What you will do: Output the material beneath this task exactly, images excluded.

++++ Records shown ++++

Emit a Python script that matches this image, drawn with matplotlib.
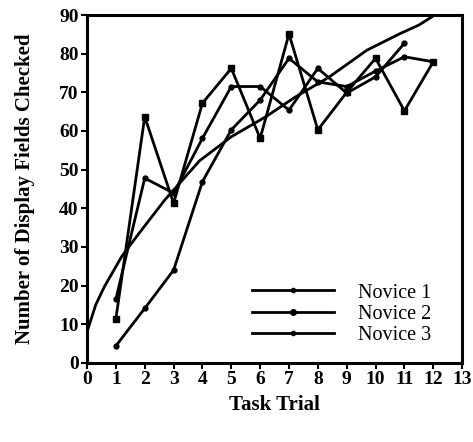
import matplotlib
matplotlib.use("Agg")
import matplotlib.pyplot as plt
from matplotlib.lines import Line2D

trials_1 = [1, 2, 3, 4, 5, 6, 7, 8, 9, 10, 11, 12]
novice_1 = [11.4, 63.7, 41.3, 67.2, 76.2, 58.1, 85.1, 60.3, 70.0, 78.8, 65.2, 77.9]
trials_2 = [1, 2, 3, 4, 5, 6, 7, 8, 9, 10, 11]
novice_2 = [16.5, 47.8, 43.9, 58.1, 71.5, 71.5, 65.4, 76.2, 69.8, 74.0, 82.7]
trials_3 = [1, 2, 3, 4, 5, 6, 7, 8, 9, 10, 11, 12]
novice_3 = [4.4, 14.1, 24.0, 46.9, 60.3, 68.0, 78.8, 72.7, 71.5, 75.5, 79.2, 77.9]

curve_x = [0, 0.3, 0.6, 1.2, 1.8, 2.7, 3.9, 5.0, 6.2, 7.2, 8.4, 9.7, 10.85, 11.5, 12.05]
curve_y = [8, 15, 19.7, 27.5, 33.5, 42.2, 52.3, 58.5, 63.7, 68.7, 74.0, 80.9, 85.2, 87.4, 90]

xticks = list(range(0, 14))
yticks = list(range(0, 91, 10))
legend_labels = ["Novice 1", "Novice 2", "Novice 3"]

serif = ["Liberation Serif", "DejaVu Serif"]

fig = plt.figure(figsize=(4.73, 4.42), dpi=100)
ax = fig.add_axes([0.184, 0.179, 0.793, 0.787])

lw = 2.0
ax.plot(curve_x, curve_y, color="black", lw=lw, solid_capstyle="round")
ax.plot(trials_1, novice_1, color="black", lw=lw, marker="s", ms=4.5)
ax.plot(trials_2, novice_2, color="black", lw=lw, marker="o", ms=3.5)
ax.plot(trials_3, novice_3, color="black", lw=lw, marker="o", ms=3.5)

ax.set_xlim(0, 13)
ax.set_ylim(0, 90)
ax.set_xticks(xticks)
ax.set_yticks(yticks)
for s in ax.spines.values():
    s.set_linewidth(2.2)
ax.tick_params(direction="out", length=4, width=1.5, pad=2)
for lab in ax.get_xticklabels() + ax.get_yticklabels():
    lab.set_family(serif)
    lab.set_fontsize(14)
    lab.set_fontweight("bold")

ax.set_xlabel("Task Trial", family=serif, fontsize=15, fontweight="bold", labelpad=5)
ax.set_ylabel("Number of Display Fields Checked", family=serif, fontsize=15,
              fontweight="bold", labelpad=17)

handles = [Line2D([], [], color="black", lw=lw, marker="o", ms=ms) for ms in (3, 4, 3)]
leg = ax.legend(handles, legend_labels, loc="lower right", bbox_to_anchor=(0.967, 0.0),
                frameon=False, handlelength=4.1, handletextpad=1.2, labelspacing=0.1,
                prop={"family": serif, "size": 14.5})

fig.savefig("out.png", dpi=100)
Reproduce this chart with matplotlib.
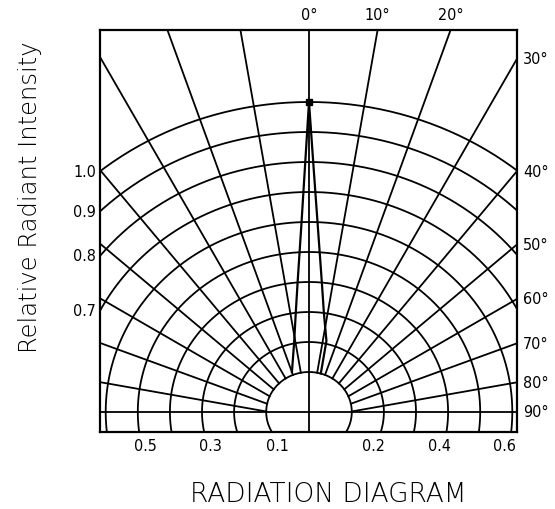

++++

Right answer:
Emit a Python script that matches this image, drawn with matplotlib.
import matplotlib
matplotlib.use("Agg")
import matplotlib.pyplot as plt
from matplotlib.lines import Line2D

trials_1 = [1, 2, 3, 4, 5, 6, 7, 8, 9, 10, 11, 12]
novice_1 = [11.4, 63.7, 41.3, 67.2, 76.2, 58.1, 85.1, 60.3, 70.0, 78.8, 65.2, 77.9]
trials_2 = [1, 2, 3, 4, 5, 6, 7, 8, 9, 10, 11]
novice_2 = [16.5, 47.8, 43.9, 58.1, 71.5, 71.5, 65.4, 76.2, 69.8, 74.0, 82.7]
trials_3 = [1, 2, 3, 4, 5, 6, 7, 8, 9, 10, 11, 12]
novice_3 = [4.4, 14.1, 24.0, 46.9, 60.3, 68.0, 78.8, 72.7, 71.5, 75.5, 79.2, 77.9]

curve_x = [0, 0.3, 0.6, 1.2, 1.8, 2.7, 3.9, 5.0, 6.2, 7.2, 8.4, 9.7, 10.85, 11.5, 12.05]
curve_y = [8, 15, 19.7, 27.5, 33.5, 42.2, 52.3, 58.5, 63.7, 68.7, 74.0, 80.9, 85.2, 87.4, 90]

xticks = list(range(0, 14))
yticks = list(range(0, 91, 10))
legend_labels = ["Novice 1", "Novice 2", "Novice 3"]

serif = ["Liberation Serif", "DejaVu Serif"]

fig = plt.figure(figsize=(4.73, 4.42), dpi=100)
ax = fig.add_axes([0.184, 0.179, 0.793, 0.787])

lw = 2.0
ax.plot(curve_x, curve_y, color="black", lw=lw, solid_capstyle="round")
ax.plot(trials_1, novice_1, color="black", lw=lw, marker="s", ms=4.5)
ax.plot(trials_2, novice_2, color="black", lw=lw, marker="o", ms=3.5)
ax.plot(trials_3, novice_3, color="black", lw=lw, marker="o", ms=3.5)

ax.set_xlim(0, 13)
ax.set_ylim(0, 90)
ax.set_xticks(xticks)
ax.set_yticks(yticks)
for s in ax.spines.values():
    s.set_linewidth(2.2)
ax.tick_params(direction="out", length=4, width=1.5, pad=2)
for lab in ax.get_xticklabels() + ax.get_yticklabels():
    lab.set_family(serif)
    lab.set_fontsize(14)
    lab.set_fontweight("bold")

ax.set_xlabel("Task Trial", family=serif, fontsize=15, fontweight="bold", labelpad=5)
ax.set_ylabel("Number of Display Fields Checked", family=serif, fontsize=15,
              fontweight="bold", labelpad=17)

handles = [Line2D([], [], color="black", lw=lw, marker="o", ms=ms) for ms in (3, 4, 3)]
leg = ax.legend(handles, legend_labels, loc="lower right", bbox_to_anchor=(0.967, 0.0),
                frameon=False, handlelength=4.1, handletextpad=1.2, labelspacing=0.1,
                prop={"family": serif, "size": 14.5})

fig.savefig("out.png", dpi=100)
Reproduce this chart with matplotlib.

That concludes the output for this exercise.